President of the Liberal Party of Australia
- In office 1970–1975

Chairman of the Australian Ballet Foundation
- In office 1980–1990

Personal details
- Born: 20 March 1922 Melbourne, Victoria, Australia
- Died: 29 September 1998 (aged 76) Melbourne, Victoria, Australia
- Spouses: Valerie Clarke ​ ​(m. 1946; died 1977)​; Marigold Shelmerdine (née Myer) ​ ​(m. 1982)​;
- Education: Geelong Grammar School Dux; Trinity College, Melbourne Magdalen College, Oxford First Class Honours; Master of Arts;

= Robert Southey (businessman) =

Australian businessman and politician

Sir Robert John Southey (20 March 1922 – 29 September 1998) was an Australian businessman, who was president of the Liberal Party of Australia from 1970 to 1975, and chairman of The Australian Ballet Foundation from 1980 to 1990.

==Early life, education and military service==
Southey was born in Melbourne in 1922, the son of Allen Hope Southey and his wife, Ethel Thorpe (Nancy) McComas. He was schooled at Geelong Grammar School, at which he was dux of his final year. At the completion of his schooling, he entered Trinity College, Melbourne in 1940 before travelling to England to study classics at Magdalen College, Oxford. When World War II broke out, Southey enlisted in the British Army, and following completion of training at the Royal Military College, Sandhurst he was commissioned in the 2nd Battalion of the Coldstream Guards. He saw service in North Africa and Italy, attaining the rank of captain.

After the war, Southey returned to Oxford, graduating in 1948 with first-class honours and a Master of Arts. He also rowed for Oxford and was elected to the Leander Club.

==Business and political career==
On his return to Australia, Southey joined the company William Haughton as a wool buyer. He became active in conservative politics, joining the Malvern branch of the Liberal Party.

In 1970, he became federal president of the Liberal Party, where he managed leadership turmoil within the party after the election of the Whitlam government in 1972 which saw many of Australia's ties with Britain abolished. With parliamentary preselection virtually assured, Southey's political hopes were dashed after confidential memos he had sent to Prime Minister William McMahon, in which he called for several newspaper editors to be "straightened out", were published in a book. Southey stood down as president in 1975, and did not seek election. By that time he was managing director of William Haughton, as well as chairman of several other companies.
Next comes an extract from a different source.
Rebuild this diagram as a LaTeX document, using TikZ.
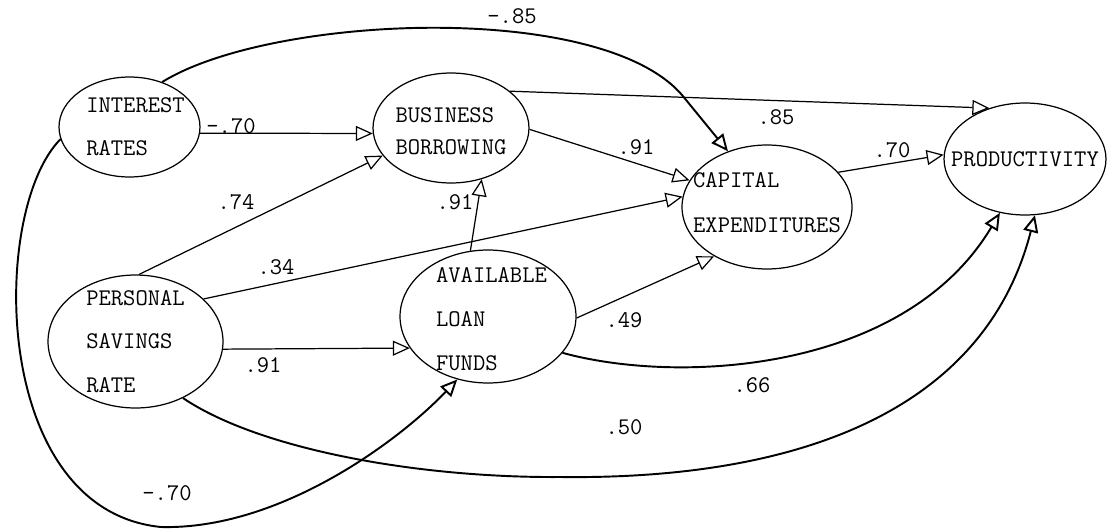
\documentclass[tikz,border=0pt]{standalone}
\usepackage{fontspec}
\usetikzlibrary{arrows.meta}
\usetikzlibrary{shapes.geometric}

\newcommand{\pathfont}[1]{\ttfamily\fontsize{13.6}{#1}\selectfont}

\begin{document}
\begin{tikzpicture}[x=0.02cm,y=-0.02cm,
		var/.style={draw,ellipse,line width=0.7pt,inner sep=0pt},
		vartext/.style={align=left,inner sep=0pt},
		coef/.style={font=\pathfont{16},inner sep=1pt},
		link/.style={line width=0.7pt,-{Triangle[open,length=3.4mm,width=3mm]}},
		curvelink/.style={link,line width=1.1pt}]
		\useasboundingbox (0,0) rectangle (1111,531);

		\node [var,minimum width=2.82cm,minimum height=2cm] (rates) at (129.5,127) {};
		\node [var,minimum width=3.12cm,minimum height=2.2cm] (borrow) at (451,128) {};
		\node [var,minimum width=3.4cm,minimum height=2.48cm] (capex) at (767,207) {};
		\node [var,minimum width=3.24cm,minimum height=2.24cm] (prod) at (1025,159) {};
		\node [var,minimum width=3.5cm,minimum height=2.66cm] (savings) at (135.5,341.5) {};
		\node [var,minimum width=3.52cm,minimum height=2.66cm] (funds) at (488,316.5) {};

		\node [vartext,font=\pathfont{24.5},xshift=0.12cm] (ratestext) at (rates) {INTEREST\\RATES};
		\node [vartext,font=\pathfont{18.2},yshift=-0.06cm] (borrowtext) at (borrow) {BUSINESS\\BORROWING};
		\node [vartext,font=\pathfont{25.6},yshift=0.09cm] (capextext) at (capex) {CAPITAL\\EXPENDITURES};
		\node [vartext,font=\pathfont{20}] (prodtext) at (prod) {PRODUCTIVITY};
		\node [vartext,font=\pathfont{24.8}] (savingstext) at (savings) {PERSONAL\\SAVINGS\\RATE};
		\node [vartext,font=\pathfont{25},xshift=0.07cm,yshift=-0.05cm] (fundstext) at (funds) {AVAILABLE\\LOAN\\FUNDS};

		\draw [link] (rates.-5) -- (borrow.184);
		\draw [curvelink] (rates.54) .. controls (270,15) and (600,0) .. (682,95) -- (capex.125);
		\draw [link] (borrow.32) -- (prod.125);
		\draw [link] (borrow.-1) -- (capex.161);
		\draw [link] (capex.26) -- (prod.177);
		\draw [link] (savings.87) -- (borrow.202);
		\draw [link] (savings.32) -- (capex.173);
		\draw [link] (funds.105) -- (borrow.-59);
		\draw [link] (savings.-5) -- (funds.202);
		\draw [link] (funds.-1) -- (capex.223);
		\draw [curvelink] (funds.-26) .. controls (680,385) and (905,372) .. (prod.245);
		\draw [curvelink] (savings.-50) .. controls (260,450) and (420,478) .. (560,477)
			.. controls (800,480) and (985,410) .. (prod.-80);
		\draw [curvelink] (rates.190) .. controls (-10,210) and (-10,510) .. (161,527)
			.. controls (280,530) and (400,440) .. (funds.244);

		\node [coef] (ratesborrow) at (231,126) {-.70};
		\node [coef] (ratescapex) at (512,16) {-.85};
		\node [coef] (borrowprod) at (776,117) {.85};
		\node [coef] (borrowcapex) at (636,147) {.91};
		\node [coef] (capexprod) at (892,150) {.70};
		\node [coef] (savingsborrow) at (236,202) {.74};
		\node [coef] (fundsborrow) at (455,202) {.91};
		\node [coef] (savingscapex) at (276,267) {.34};
		\node [coef] (savingsfunds) at (263,365) {.91};
		\node [coef] (fundscapex) at (624,320) {.49};
		\node [coef] (fundsprod) at (752,385) {.66};
		\node [coef] (savingsprod) at (624,427) {.50};
		\node [coef] (ratesfunds) at (167,493) {-.70};
	\end{tikzpicture}
\end{document}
In 1978, he was invited to join the Australian Ballet as a director, and was appointed chairman in 1980 after resolving an industrial dispute and dancers' strike. Southey's involvement with the dance world had begun during his childhood, when his uncle, the ophthalmologist Ringland Anderson, looked after members of the Ballets Russes when they visited Australia.

==Honours==
- Companion of the Order of St Michael and St George (CMG) in the Queen's Birthday Honours of 1970, as President of the Liberal Party of Victoria
- Knight Bachelor in 1976, for services to politics
- Officer of the Order of Australia (AO) in 1993, for service to the arts particularly through the Australian Ballet Foundation

==Personal life==
Southey was married twice, first, on 20 August 1946, to Valerie Clarke, the daughter of Liberal politician Sir Frank Clarke, who was President of the Victorian Legislative Council. Valerie Southey died on 30 November 1977, and from 1982 he was married to Marigold Shelmerdine (née Myer) until his death in 1998.